The plant is butterbur and normally the flowers are pink but there is a variety where the flowers are white. One of the few places where the white butterbur is found is on the river bank at Brungerley.

Butterbur takes its name from the fact that, before the invention of greaseproof paper, butter was wrapped up in one of the huge leaves which appear after the flowers have faded.

From the Three Millstones area turn right and follow the signs for Clitheroe.

Look for a little stream which runs parallel to the street and for little bridges which provide access for pretty colleges to the left.

Approach West Bradford Bridge and look for a footpath signed right to Brungerley. The route is well signed and initially follows the river.
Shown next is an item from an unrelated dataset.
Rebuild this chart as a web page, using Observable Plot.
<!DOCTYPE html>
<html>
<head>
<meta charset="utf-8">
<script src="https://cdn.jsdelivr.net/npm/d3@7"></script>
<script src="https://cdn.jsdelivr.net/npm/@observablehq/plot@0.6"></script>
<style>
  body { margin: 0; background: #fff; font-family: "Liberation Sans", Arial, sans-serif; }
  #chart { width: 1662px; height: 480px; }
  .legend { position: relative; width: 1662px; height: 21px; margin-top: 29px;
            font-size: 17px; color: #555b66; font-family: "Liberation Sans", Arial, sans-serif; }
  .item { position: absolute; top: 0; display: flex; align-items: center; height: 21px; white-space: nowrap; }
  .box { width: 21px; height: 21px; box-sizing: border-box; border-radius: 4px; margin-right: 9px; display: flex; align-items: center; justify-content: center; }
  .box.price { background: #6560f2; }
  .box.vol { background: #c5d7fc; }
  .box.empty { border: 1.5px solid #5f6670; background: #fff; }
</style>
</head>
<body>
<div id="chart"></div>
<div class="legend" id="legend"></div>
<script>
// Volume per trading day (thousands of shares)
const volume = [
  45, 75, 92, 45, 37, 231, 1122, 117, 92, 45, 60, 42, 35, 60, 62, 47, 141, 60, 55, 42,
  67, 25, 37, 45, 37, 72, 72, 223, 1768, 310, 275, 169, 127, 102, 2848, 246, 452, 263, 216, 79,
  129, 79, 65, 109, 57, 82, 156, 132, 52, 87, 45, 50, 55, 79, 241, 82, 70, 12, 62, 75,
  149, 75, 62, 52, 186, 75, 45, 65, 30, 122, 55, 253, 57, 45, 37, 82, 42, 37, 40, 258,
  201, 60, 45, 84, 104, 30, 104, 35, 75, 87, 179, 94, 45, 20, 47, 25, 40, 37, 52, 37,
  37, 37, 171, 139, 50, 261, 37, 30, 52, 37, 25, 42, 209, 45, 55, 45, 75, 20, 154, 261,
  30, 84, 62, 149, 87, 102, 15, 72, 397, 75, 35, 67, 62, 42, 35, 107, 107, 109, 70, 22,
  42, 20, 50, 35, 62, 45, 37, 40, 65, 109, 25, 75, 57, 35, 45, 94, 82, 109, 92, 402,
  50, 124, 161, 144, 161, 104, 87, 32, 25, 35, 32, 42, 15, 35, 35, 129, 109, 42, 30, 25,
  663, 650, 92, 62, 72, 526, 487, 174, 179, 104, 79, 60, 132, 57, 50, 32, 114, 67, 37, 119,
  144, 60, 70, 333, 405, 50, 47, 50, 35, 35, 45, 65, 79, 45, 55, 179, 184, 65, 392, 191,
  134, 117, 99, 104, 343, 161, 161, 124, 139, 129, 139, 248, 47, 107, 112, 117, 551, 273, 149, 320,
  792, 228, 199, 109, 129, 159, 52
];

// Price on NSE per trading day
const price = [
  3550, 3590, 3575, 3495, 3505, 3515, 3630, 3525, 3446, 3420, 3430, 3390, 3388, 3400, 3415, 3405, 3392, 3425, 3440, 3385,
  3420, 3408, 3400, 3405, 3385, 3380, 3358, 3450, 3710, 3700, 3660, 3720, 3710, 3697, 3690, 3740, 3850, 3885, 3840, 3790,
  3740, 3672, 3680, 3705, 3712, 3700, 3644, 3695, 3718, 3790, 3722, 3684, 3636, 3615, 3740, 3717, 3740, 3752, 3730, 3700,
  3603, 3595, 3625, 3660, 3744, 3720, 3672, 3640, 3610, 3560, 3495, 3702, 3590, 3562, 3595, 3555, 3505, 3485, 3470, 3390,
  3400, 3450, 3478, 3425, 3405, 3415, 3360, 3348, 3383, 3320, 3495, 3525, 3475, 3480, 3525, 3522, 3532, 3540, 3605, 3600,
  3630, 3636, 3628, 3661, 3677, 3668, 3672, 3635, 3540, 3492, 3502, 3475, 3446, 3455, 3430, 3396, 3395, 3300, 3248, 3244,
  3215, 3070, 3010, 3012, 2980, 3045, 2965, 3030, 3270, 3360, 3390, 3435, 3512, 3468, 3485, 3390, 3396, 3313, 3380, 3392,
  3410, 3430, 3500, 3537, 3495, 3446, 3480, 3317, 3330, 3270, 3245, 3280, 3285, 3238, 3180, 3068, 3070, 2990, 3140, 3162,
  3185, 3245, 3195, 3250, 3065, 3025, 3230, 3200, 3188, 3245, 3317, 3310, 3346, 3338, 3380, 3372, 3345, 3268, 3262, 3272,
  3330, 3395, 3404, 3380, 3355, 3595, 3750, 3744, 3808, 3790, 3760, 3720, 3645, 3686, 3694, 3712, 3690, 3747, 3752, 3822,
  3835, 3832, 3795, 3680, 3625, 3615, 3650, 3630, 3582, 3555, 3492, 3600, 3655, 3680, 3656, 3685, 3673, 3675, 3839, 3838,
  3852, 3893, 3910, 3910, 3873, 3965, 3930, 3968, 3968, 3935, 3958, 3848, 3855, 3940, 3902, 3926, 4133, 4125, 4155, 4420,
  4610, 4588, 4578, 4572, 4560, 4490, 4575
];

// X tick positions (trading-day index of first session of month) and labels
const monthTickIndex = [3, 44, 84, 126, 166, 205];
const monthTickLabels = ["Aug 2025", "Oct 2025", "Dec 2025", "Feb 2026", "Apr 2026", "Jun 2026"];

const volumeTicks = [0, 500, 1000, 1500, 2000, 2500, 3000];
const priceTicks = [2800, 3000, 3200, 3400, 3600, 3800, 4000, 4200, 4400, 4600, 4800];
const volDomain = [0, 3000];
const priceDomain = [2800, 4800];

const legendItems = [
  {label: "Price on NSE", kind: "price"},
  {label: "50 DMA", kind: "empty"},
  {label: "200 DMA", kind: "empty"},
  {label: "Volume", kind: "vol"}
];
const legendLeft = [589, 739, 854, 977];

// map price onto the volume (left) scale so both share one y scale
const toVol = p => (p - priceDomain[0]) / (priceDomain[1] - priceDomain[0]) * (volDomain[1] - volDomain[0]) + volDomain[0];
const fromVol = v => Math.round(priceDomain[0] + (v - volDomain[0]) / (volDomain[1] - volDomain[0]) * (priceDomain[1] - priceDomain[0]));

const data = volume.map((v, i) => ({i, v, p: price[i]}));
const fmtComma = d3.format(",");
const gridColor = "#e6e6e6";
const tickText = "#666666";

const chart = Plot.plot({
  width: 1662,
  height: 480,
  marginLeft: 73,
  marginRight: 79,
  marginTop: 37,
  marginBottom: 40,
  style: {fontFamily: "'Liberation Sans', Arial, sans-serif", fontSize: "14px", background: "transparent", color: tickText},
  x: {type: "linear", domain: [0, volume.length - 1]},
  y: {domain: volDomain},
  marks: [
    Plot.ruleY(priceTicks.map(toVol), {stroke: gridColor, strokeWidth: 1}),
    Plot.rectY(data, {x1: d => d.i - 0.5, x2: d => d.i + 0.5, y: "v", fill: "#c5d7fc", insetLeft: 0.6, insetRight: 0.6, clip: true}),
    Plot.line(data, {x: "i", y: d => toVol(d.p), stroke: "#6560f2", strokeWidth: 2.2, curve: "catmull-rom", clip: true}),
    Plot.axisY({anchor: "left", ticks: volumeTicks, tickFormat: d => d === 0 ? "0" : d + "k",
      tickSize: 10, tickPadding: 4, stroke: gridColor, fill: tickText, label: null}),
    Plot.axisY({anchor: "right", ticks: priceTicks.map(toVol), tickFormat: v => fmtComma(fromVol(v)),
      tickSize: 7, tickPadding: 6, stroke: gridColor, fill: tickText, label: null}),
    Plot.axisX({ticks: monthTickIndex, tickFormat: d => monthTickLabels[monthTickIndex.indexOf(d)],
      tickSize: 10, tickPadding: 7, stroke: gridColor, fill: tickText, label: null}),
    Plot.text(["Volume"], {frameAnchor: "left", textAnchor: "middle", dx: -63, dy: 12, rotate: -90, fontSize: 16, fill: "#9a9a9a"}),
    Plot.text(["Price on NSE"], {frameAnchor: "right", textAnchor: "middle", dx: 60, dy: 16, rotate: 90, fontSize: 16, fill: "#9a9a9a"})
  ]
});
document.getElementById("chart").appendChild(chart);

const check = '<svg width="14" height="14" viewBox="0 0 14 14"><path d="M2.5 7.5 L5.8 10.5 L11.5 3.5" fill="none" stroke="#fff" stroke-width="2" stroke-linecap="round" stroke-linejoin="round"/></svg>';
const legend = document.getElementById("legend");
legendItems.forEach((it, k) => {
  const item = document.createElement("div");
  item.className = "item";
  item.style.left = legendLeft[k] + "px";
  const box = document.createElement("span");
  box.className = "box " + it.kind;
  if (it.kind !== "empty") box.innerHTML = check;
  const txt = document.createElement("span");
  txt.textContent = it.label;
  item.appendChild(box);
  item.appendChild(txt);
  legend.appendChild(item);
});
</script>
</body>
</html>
Bear right and cross obvious stiles over fields and through a small area ofwoodland.

Cross a number of tributary streams leading left down to the Ribble and reach a number of small long disused limestone quarries.
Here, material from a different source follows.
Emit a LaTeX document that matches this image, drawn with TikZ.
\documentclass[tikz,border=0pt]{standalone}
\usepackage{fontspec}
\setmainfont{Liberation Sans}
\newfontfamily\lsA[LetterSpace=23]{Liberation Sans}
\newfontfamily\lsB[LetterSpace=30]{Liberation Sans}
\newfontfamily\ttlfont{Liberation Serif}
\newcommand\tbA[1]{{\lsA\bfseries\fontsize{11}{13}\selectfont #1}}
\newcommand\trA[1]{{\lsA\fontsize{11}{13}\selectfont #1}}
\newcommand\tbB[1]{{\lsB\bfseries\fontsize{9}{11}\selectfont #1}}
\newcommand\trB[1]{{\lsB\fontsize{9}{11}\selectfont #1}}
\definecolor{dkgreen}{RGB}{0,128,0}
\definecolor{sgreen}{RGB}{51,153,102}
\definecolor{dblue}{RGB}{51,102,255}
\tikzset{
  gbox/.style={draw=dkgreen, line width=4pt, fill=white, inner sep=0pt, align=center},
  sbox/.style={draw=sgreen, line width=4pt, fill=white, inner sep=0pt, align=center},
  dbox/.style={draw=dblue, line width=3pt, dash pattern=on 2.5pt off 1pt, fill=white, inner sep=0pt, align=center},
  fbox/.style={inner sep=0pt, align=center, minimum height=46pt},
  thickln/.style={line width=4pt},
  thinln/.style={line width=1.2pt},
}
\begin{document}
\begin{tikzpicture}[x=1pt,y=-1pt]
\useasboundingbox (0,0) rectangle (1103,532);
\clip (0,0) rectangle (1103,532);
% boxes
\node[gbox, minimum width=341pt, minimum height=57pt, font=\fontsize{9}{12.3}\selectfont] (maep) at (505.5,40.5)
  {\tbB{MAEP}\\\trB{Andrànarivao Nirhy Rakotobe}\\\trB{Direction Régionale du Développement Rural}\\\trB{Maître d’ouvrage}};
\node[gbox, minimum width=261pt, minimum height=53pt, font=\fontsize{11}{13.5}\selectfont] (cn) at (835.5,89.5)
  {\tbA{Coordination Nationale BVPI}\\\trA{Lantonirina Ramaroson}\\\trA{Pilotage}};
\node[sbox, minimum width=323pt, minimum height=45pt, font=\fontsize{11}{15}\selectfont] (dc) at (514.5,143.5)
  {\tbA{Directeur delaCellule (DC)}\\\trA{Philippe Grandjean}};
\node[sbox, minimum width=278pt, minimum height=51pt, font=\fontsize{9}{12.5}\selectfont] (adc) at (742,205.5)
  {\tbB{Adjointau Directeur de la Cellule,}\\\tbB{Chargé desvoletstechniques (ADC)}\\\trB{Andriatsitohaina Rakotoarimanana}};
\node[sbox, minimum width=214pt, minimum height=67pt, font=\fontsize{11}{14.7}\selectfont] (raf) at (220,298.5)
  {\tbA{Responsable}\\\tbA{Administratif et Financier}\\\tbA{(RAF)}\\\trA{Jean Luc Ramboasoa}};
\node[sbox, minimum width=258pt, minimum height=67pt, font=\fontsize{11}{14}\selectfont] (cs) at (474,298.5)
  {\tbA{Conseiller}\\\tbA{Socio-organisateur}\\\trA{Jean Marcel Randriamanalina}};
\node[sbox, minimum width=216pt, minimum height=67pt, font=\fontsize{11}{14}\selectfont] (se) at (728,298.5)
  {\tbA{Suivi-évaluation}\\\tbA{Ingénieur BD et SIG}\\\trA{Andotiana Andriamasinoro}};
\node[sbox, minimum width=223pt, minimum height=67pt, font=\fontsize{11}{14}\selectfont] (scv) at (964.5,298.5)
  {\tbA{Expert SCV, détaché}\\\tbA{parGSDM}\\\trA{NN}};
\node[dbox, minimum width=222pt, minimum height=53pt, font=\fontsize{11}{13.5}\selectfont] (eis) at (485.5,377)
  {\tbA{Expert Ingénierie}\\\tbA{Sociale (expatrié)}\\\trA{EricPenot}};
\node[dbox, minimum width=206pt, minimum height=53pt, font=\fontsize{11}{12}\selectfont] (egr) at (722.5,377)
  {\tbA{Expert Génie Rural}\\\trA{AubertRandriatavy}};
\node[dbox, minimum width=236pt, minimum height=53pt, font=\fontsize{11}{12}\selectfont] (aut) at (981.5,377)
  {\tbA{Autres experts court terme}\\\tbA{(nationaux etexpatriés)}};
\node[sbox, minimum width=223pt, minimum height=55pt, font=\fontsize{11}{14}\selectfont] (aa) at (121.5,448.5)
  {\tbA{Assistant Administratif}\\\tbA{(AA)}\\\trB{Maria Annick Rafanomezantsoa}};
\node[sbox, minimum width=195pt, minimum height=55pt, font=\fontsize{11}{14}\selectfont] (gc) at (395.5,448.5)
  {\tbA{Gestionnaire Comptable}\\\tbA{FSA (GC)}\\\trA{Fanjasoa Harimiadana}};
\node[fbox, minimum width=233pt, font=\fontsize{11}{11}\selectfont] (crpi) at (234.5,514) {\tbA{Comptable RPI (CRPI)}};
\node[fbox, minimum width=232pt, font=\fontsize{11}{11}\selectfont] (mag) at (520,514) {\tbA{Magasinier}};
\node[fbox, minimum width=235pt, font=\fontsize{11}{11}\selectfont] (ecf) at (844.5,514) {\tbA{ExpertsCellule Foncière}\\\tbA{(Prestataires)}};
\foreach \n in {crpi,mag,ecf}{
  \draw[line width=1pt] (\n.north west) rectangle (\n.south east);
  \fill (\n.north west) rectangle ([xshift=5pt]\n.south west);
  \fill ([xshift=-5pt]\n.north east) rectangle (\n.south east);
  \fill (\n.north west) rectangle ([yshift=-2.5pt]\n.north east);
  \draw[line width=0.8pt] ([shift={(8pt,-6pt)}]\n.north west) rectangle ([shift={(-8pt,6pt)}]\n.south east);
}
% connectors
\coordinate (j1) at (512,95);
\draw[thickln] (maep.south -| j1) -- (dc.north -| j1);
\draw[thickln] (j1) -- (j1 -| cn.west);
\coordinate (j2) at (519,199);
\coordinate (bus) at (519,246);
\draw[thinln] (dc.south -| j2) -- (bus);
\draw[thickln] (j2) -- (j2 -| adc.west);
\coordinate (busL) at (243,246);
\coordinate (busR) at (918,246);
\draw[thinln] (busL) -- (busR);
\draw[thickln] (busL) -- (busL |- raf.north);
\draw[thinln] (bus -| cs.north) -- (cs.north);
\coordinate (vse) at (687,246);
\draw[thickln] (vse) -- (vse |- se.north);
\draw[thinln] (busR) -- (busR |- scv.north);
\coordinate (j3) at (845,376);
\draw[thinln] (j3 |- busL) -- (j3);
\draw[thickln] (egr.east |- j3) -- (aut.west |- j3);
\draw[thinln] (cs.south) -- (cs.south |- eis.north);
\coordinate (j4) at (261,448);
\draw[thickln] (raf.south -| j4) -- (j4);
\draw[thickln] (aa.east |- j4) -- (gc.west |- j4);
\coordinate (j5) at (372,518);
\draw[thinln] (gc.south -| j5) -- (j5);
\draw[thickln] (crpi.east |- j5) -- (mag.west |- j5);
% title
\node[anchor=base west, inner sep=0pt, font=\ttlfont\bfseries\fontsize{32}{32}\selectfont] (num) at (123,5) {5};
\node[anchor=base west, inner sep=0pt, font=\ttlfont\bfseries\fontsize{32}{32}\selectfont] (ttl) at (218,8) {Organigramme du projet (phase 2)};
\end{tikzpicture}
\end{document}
Pass a farm complex to the right and meet the Clitheroe to Waddington road after a slight incline lined with trees.

Pass through a gate and turn left along the road to Brungerley Bridge. Just beyond the bridge look out for a sign indicating the Ribble Way.

Turn left onto a wide track into Brungerley Park.
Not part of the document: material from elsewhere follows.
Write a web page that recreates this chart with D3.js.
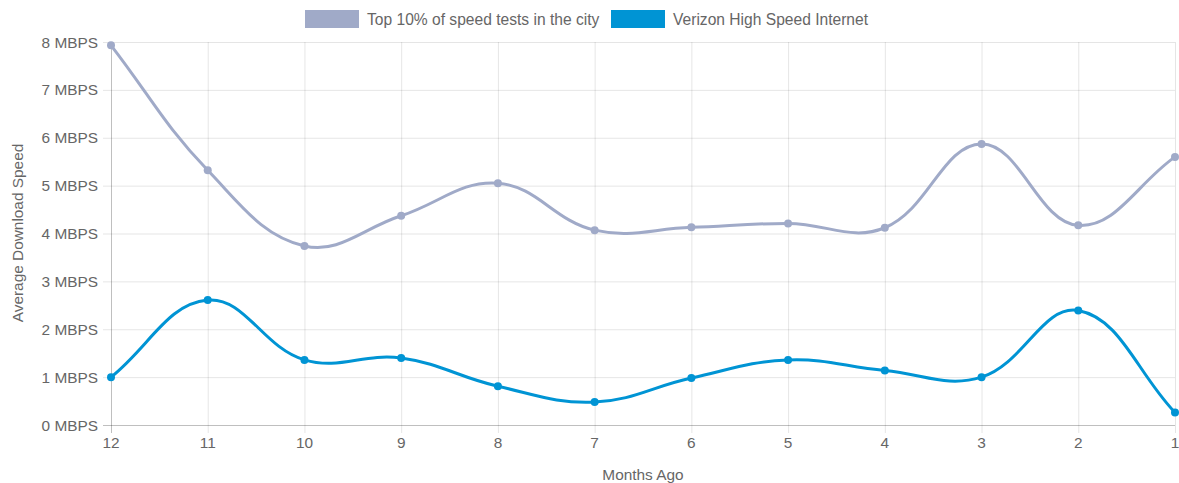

During the Wars of the Roses, Henry VI, the weak Lancastrian King, was captured by the Yorkists at Brungerley stepping stones over the Ribble.

After his defeat at the Battle of Hexham in 1464 Henry was on the run and he was sheltered at Bolton Hall in Bolton-By-Bowland and at Waddington Hall before he was captured at Brungerley. He was taken to London where he died in “unsure circumstances”.

I think this is historical jargon for murder.

Later a bridge was built over the Ribble and until the the boundary changes of 1974 this was the border between Lancashire and Yorkshire.

Continue along Brungerley Park, keeping the River Ribble on the left.

It is here that you need to look out for the white Butterbur. The park has been laid out from yet more disused limestone quarries and is the place to look out for flowers and ferns.

Continue to follow the obvious track to reach Crosshill Quarry, which is now designated as a Nature Trail. Descend a steep but obvious path to reach a stile.

Cross the stile and continue to follow the obvious riverside path. Ignore all stiles leading to the left and right but follow the track to reach West Bradford Bridge.

At the Bridge turn left and continue back through West Bradford and return to the starting point.

It is interesting to find how little some of our villages have changed over the years. West Bradford village is evidence of this.

Brungerley Bridge has, however changed, because the pleasure grounds once found there have disappeared.

How to get there: Turn off the A59 bypass signed Chatburn. Continue straight ahead at a roundabout and pass the Castle Cement works on the right.

Cross a narrow bridge over the River Ribble and continue into West Bradford Village.

There is street parking close by and near the splendid Three Millstones pub which was converted from three farm buildings long ago.